One of the main reasons for writing a full blown parser for this, instead of trying a bunch of fancy regex, has to do with dealing with searching on phrases (text in double or single quotes). TSearch2 is a word indexer, and therefore cannot perform true phrase searches. For example, if you searched on 'computer & programmer', TSearch2 would return all matches that contained both words, but they would not necessarily be next to each other, which may not matter. However, if you searched for '"computer programmer"', indicating you wanted that phrases, i.e. those two words have to appear in the text and they must be consecutive, TSearch2 cannot guarantee such a match.
The way to include phrase searches with TSearch2 is to include a LIKE or ILIKE (case insensitive LIKE) in the WHERE clause of the SQL statement. The problem gets a little complex though, when trying to extract any phrases from the user supplied search string since full nested parenthesis are supported. The ILIKE clause also has to retain the logic (AND, OR, and NOT) between possible multiple phrases in a single search. For example, is someone searched on: 'computer ("c++" or "visual basic")' then the ILIKE would be: 'AND (text ILIKE '%c++%' OR text ILIKE '%visual basic%')' The attachment of the ILIKE expression to the WHERE clause is with AND, but the two phrases are an OR condition which must be retained.

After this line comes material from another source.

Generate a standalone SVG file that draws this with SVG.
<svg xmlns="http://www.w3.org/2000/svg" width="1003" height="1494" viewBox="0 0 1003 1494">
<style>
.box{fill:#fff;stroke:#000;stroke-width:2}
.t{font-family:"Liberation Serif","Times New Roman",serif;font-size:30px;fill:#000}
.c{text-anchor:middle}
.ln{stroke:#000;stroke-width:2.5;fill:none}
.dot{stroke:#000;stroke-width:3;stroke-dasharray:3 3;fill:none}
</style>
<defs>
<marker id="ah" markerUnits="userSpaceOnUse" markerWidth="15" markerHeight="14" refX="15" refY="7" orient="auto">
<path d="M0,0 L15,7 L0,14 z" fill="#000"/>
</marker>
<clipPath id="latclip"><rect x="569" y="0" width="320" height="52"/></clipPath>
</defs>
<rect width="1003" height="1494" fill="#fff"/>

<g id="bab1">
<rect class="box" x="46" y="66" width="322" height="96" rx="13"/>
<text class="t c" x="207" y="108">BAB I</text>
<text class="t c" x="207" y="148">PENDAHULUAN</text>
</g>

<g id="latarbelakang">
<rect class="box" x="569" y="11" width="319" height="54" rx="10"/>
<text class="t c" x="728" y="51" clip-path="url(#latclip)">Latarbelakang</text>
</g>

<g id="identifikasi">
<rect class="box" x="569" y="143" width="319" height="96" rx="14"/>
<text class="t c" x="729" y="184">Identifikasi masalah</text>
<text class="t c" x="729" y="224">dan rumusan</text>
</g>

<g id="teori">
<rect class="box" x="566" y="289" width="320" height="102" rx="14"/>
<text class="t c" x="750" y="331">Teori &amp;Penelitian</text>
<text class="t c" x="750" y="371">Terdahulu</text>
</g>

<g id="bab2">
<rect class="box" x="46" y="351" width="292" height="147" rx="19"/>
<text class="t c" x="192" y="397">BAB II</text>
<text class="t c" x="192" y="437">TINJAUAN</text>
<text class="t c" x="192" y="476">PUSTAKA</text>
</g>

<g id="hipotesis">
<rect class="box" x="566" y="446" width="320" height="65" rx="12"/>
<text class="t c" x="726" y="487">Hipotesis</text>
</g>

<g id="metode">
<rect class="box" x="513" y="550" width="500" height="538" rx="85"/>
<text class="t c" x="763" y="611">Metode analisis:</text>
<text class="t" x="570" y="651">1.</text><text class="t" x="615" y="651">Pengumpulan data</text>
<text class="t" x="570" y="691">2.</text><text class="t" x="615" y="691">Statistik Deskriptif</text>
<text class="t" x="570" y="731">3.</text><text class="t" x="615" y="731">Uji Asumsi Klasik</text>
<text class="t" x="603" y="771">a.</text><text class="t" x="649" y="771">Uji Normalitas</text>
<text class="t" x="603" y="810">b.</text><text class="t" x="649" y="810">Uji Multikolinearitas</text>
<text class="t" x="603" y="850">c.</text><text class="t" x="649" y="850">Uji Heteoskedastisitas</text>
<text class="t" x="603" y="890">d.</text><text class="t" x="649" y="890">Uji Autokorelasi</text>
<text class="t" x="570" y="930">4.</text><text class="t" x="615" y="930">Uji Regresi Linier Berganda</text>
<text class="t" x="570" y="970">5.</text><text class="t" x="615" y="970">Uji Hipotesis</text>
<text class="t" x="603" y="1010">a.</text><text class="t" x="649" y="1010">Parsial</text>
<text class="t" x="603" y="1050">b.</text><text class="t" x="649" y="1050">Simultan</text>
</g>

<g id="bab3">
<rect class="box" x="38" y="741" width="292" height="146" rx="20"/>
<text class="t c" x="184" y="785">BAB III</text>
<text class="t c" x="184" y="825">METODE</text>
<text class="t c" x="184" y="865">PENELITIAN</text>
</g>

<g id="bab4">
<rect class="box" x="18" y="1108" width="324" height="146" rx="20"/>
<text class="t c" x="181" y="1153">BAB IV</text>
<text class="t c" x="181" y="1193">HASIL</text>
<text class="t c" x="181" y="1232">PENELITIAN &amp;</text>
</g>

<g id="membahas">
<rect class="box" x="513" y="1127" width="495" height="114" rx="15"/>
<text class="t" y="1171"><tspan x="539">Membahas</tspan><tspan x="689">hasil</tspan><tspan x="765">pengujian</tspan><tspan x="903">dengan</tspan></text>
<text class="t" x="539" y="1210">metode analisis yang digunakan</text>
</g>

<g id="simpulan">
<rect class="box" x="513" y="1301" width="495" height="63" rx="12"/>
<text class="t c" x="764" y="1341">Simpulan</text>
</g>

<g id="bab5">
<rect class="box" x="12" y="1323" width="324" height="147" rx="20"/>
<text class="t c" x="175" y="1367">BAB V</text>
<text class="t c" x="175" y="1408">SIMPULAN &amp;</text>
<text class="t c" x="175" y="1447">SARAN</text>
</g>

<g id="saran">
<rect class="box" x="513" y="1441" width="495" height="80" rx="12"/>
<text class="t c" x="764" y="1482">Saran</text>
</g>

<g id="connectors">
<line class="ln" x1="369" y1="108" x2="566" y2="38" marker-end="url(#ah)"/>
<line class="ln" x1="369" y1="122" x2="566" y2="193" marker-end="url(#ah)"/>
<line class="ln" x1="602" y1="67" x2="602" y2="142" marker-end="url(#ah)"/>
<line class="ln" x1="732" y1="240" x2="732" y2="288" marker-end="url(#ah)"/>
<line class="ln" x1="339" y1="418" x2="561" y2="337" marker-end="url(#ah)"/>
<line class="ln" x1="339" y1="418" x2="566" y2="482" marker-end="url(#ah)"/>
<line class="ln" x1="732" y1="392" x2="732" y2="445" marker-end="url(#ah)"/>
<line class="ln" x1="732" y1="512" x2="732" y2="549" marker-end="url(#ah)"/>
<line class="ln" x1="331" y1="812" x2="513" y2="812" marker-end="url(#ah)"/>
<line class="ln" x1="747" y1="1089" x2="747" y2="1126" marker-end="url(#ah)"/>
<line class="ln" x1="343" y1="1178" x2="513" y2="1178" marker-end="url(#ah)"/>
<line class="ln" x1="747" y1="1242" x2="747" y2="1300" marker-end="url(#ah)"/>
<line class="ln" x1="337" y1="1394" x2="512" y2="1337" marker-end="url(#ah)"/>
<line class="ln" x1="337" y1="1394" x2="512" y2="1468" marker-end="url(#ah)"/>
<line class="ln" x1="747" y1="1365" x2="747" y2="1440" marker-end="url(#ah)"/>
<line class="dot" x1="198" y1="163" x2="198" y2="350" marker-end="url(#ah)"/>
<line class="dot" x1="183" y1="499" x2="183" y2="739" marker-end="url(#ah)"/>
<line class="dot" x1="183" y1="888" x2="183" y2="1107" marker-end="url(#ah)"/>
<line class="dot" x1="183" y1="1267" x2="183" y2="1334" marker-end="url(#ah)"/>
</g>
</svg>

In light of the complexity, I decided early on that this would be much easier to do with a real parser instead of trying to use regex. However, it could also be that my regex knowledge is not up to the task since I know regex does support recursive back-references, but I never dug into regex that deeply. I wanted to write a parser anyway... :-)
I have a few more notes about highlighting the keywords and phrases in the result set, but it's late and I need to sleep. Those notes will be forth coming, but briefly it has to do with the fact that TSearch2 "stemms" the words it indexes and searches with.